Feb. 13 (UPI) -- A second wave of U.S. shale oil production, now a major exporter, means trade patterns are shifting to, not from, the Middle East, the IEA said.
The International Energy Agency said that supply-side strains are easing considerably. At this point last year, the global crude oil inventory sat at 264 million barrels above the five-year average and now that was close to 50 million barrels of overhang.
Strong global demand and an effort by the Organization of Petroleum Exporting Countries, with help from Russia, to balance the market with production cuts are eating into the surplus. That's helped with crude oil price recovery, but also incentivized growth in U.S. shale oil production, where efficiency has improved along with market conditions.

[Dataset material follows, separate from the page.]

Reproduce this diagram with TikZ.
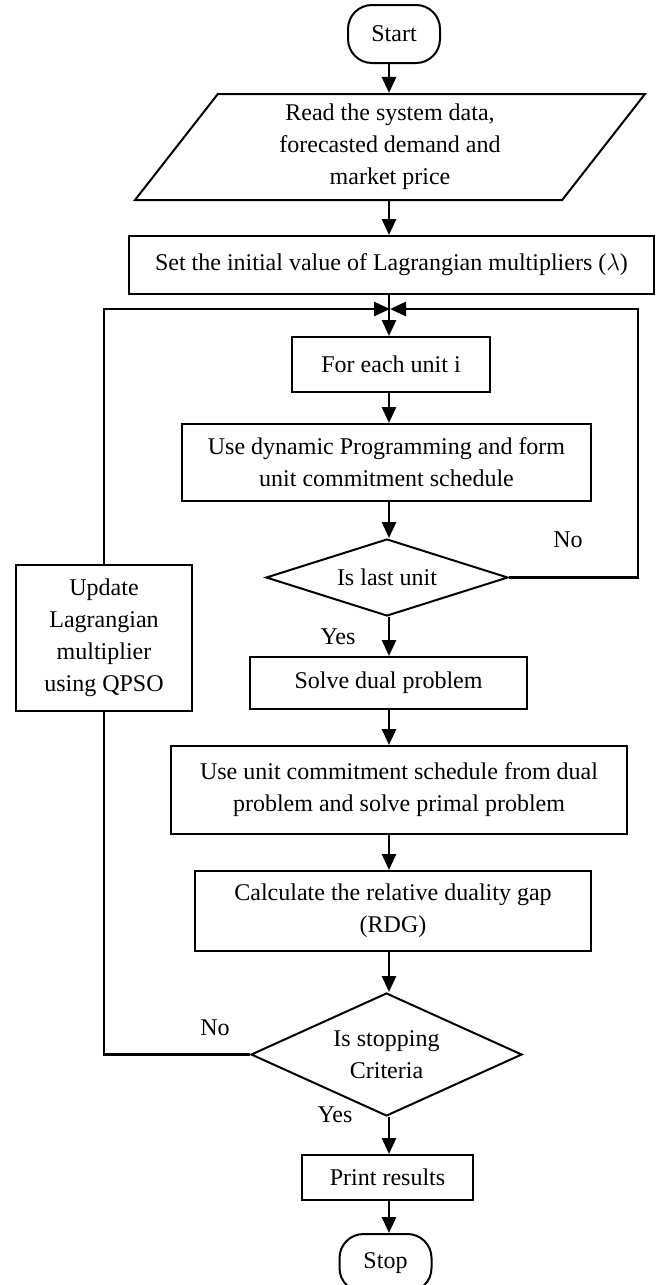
\documentclass[tikz,border=0pt]{standalone}
\usepackage{fontspec}
\setmainfont{Liberation Serif}
\usetikzlibrary{arrows.meta,positioning,shapes.geometric}

\begin{document}
\begin{tikzpicture}[x=0.5pt,y=-0.5pt,
  box/.style={draw,line width=1pt,align=center,inner sep=0pt,font=\fontsize{12}{16}\selectfont},
  term/.style={box,rounded corners=12pt,minimum width=46pt,minimum height=29pt},
  io/.style={box,trapezium,trapezium left angle=46,trapezium right angle=134,trapezium stretches body,minimum width=255pt,minimum height=53pt},
  dec/.style={box,diamond},
  arr/.style={-{Triangle[length=8pt,width=7pt]},line width=1.4pt},
  line/.style={line width=1.3pt},
  lab/.style={font=\fontsize{12}{16}\selectfont,inner sep=0pt}]
  \useasboundingbox (0,0) rectangle (660,1285);
  \node[term] (start) at (394,34) {Start};
  \node[io] (read) at (390,147) {Read the system data,\\forecasted demand and\\market price};
  \node[box,minimum width=262.5pt,minimum height=29pt] (init) at (391.5,265) {Set the initial value of Lagrangian multipliers ($\lambda$)};
  \node[box,minimum width=99pt,minimum height=27.5pt] (each) at (391,364.5) {For each unit i};
  \node[box,minimum width=204.5pt,minimum height=38.5pt] (dp) at (386.5,462.5) {Use dynamic Programming and form\\unit commitment schedule};
  \node[dec,aspect=3.14,minimum width=121pt,minimum height=38.5pt] (last) at (387,577.5) {Is last unit};
  \node[box,minimum width=88pt,minimum height=73pt] (upd) at (104,638) {Update\\Lagrangian\\multiplier\\using QPSO};
  \node[box,minimum width=138.5pt,minimum height=26pt] (dual) at (388.5,683) {Solve dual problem};
  \node[box,minimum width=228pt,minimum height=44pt] (primal) at (399,790) {Use unit commitment schedule from dual\\problem and solve primal problem};
  \node[box,minimum width=198pt,minimum height=40pt] (rdg) at (393,911) {Calculate the relative duality gap\\(RDG)};
  \node[dec,aspect=2.2,minimum width=135.5pt,minimum height=61.5pt] (crit) at (386.5,1054.5) {Is stopping\\Criteria};
  \node[box,minimum width=85.5pt,minimum height=22.5pt] (print) at (387.5,1177.5) {Print results};
  \node[term] (stop) at (385.5,1263) {Stop};
  \node[lab] (no1) at (568,540) {No};
  \node[lab] (yes1) at (338,637) {Yes};
  \node[lab] (no2) at (215,1028) {No};
  \node[lab] (yes2) at (335,1115) {Yes};
  \coordinate (ax) at (389,0);
  \coordinate (jn) at (390,309);
  \coordinate (rt) at (638,309);
  \draw[arr] (start.south -| ax) -- (read.north -| ax);
  \draw[arr] (read.south -| ax) -- (init.north -| ax);
  \draw[arr] (init.south -| ax) -- (each.north -| ax);
  \draw[arr] (each.south -| ax) -- (dp.north -| ax);
  \draw[arr] (dp.south -| ax) -- (last.north -| ax);
  \draw[arr] (last.south -| ax) -- (dual.north -| ax);
  \draw[arr] (last.east) -| (rt) -- (jn);
  \draw[arr] (upd.north) |- (jn);
  \draw[arr] (dual.south -| ax) -- (primal.north -| ax);
  \draw[arr] (primal.south -| ax) -- (rdg.north -| ax);
  \draw[arr] (rdg.south -| ax) -- (crit.north -| ax);
  \draw[line] (crit.west) -| (upd.south);
  \draw[arr] (crit.south -| ax) -- (print.north -| ax);
  \draw[arr] (print.south -| ax) -- (stop.north -| ax);
\end{tikzpicture}
\end{document}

"Meanwhile, new and revised data shows a modest tightening of the balance in the early part of 2018, but the main message remains unchanged from last month and it is very clear: in 2018, fast rising production in non-OPEC countries, led by the United States, is likely to grow by more than demand," the IEA's monthly market report read.
By the IEA's read, total U.S. crude oil production increased by 846,000 barrels per day in the three months ending in November. A recent average total production of 10 million barrels per day from the United States means it's producing more than Saudi Arabia and, by the end of the year, could be the world's largest oil producer, beating Russia, if the pace continues.
Trade patterns, meanwhile, are changing in part because of the 2015 end to a ban on U.S. crude oil exports, a ban imposed after the Arab oil embargo on the United States in the 1970s. For the week ending Feb. 2, total U.S. petroleum exports averaged 1.3 million barrels per day, more than double the level from the same week in 2017.
"Recently we read of a shipment of condensate from the United States to the United Arab Emirates," the IEA's report read. "Such a development would have seemed incredible a few years ago, now it looks like the shape of things to come."
OPEC economists in their monthly market report for February raised the forecast for supply from producers outside the group by 250,000 barrels per day and most of those new barrels will come from the United States.
Steady gains in crude oil prices since the middle of last year have stimulated U.S. crude oil production, not only in the U.S. shale oil sector, but also in the deep U.S. waters in the Gulf of Mexico.
By the second half of the year, however, OPEC said it expected total U.S. oil production to slow down or even stall.